── Dataset extract ──

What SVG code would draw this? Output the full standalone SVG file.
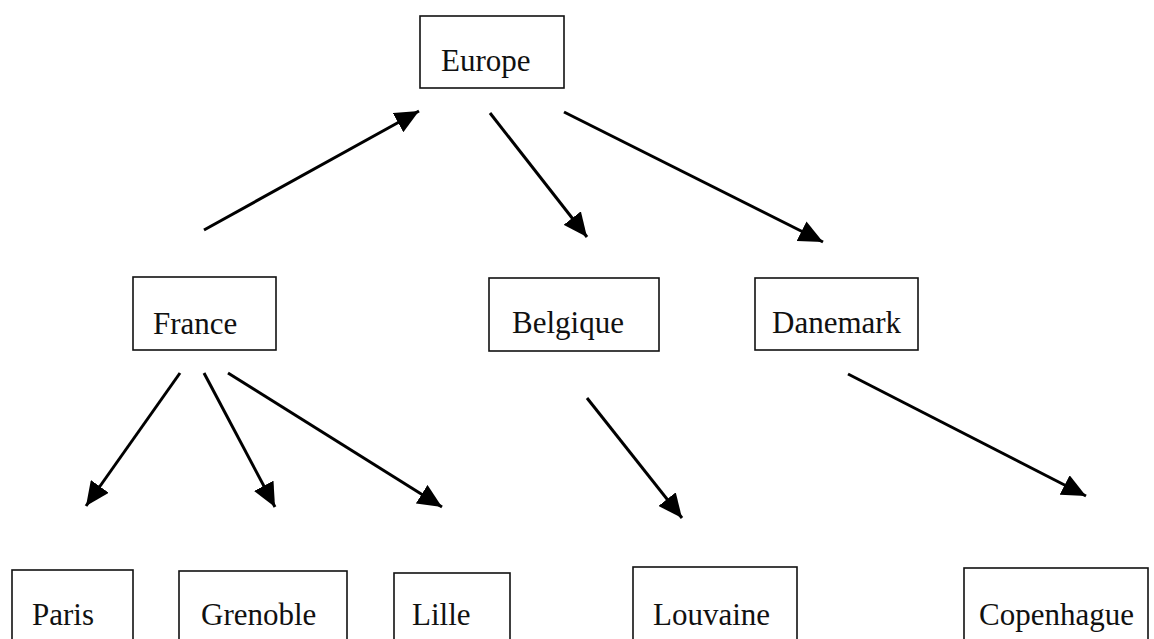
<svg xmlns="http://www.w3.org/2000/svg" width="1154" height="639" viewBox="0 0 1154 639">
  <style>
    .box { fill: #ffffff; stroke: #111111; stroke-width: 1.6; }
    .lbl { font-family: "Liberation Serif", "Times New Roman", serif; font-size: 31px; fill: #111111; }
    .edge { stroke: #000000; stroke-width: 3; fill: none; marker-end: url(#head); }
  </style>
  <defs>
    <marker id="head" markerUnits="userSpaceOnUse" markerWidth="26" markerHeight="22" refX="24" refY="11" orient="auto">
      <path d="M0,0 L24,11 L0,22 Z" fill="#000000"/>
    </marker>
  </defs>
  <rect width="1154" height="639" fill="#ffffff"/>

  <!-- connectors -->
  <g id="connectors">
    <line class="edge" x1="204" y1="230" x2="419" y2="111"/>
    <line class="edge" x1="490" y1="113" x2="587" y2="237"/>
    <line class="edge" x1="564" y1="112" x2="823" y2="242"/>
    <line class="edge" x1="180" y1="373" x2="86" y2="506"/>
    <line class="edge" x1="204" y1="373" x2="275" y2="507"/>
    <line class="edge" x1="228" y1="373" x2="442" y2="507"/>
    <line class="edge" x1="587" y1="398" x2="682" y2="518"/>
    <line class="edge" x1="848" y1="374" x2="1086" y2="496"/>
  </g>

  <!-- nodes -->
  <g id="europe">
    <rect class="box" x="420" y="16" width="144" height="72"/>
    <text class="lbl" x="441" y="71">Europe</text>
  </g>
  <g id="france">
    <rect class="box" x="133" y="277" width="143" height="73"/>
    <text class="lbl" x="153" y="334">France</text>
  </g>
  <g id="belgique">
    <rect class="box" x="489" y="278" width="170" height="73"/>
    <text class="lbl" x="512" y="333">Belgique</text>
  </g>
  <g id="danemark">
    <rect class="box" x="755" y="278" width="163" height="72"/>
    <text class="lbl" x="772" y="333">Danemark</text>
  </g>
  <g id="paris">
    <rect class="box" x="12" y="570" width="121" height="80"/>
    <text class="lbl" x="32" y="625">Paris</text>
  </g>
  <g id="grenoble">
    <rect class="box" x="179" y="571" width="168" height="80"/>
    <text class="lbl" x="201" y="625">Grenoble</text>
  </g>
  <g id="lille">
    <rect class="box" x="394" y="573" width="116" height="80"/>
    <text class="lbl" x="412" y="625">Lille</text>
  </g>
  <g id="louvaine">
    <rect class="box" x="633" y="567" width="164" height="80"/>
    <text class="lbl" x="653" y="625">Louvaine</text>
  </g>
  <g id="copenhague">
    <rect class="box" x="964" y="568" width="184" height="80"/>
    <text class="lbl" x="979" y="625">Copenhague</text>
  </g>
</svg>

───

Repeat the material above in full and exactly, apart from the pictures.

What SVG code would draw this? Output the full standalone SVG file.
<svg xmlns="http://www.w3.org/2000/svg" width="1154" height="639" viewBox="0 0 1154 639">
  <style>
    .box { fill: #ffffff; stroke: #111111; stroke-width: 1.6; }
    .lbl { font-family: "Liberation Serif", "Times New Roman", serif; font-size: 31px; fill: #111111; }
    .edge { stroke: #000000; stroke-width: 3; fill: none; marker-end: url(#head); }
  </style>
  <defs>
    <marker id="head" markerUnits="userSpaceOnUse" markerWidth="26" markerHeight="22" refX="24" refY="11" orient="auto">
      <path d="M0,0 L24,11 L0,22 Z" fill="#000000"/>
    </marker>
  </defs>
  <rect width="1154" height="639" fill="#ffffff"/>

  <!-- connectors -->
  <g id="connectors">
    <line class="edge" x1="204" y1="230" x2="419" y2="111"/>
    <line class="edge" x1="490" y1="113" x2="587" y2="237"/>
    <line class="edge" x1="564" y1="112" x2="823" y2="242"/>
    <line class="edge" x1="180" y1="373" x2="86" y2="506"/>
    <line class="edge" x1="204" y1="373" x2="275" y2="507"/>
    <line class="edge" x1="228" y1="373" x2="442" y2="507"/>
    <line class="edge" x1="587" y1="398" x2="682" y2="518"/>
    <line class="edge" x1="848" y1="374" x2="1086" y2="496"/>
  </g>

  <!-- nodes -->
  <g id="europe">
    <rect class="box" x="420" y="16" width="144" height="72"/>
    <text class="lbl" x="441" y="71">Europe</text>
  </g>
  <g id="france">
    <rect class="box" x="133" y="277" width="143" height="73"/>
    <text class="lbl" x="153" y="334">France</text>
  </g>
  <g id="belgique">
    <rect class="box" x="489" y="278" width="170" height="73"/>
    <text class="lbl" x="512" y="333">Belgique</text>
  </g>
  <g id="danemark">
    <rect class="box" x="755" y="278" width="163" height="72"/>
    <text class="lbl" x="772" y="333">Danemark</text>
  </g>
  <g id="paris">
    <rect class="box" x="12" y="570" width="121" height="80"/>
    <text class="lbl" x="32" y="625">Paris</text>
  </g>
  <g id="grenoble">
    <rect class="box" x="179" y="571" width="168" height="80"/>
    <text class="lbl" x="201" y="625">Grenoble</text>
  </g>
  <g id="lille">
    <rect class="box" x="394" y="573" width="116" height="80"/>
    <text class="lbl" x="412" y="625">Lille</text>
  </g>
  <g id="louvaine">
    <rect class="box" x="633" y="567" width="164" height="80"/>
    <text class="lbl" x="653" y="625">Louvaine</text>
  </g>
  <g id="copenhague">
    <rect class="box" x="964" y="568" width="184" height="80"/>
    <text class="lbl" x="979" y="625">Copenhague</text>
  </g>
</svg>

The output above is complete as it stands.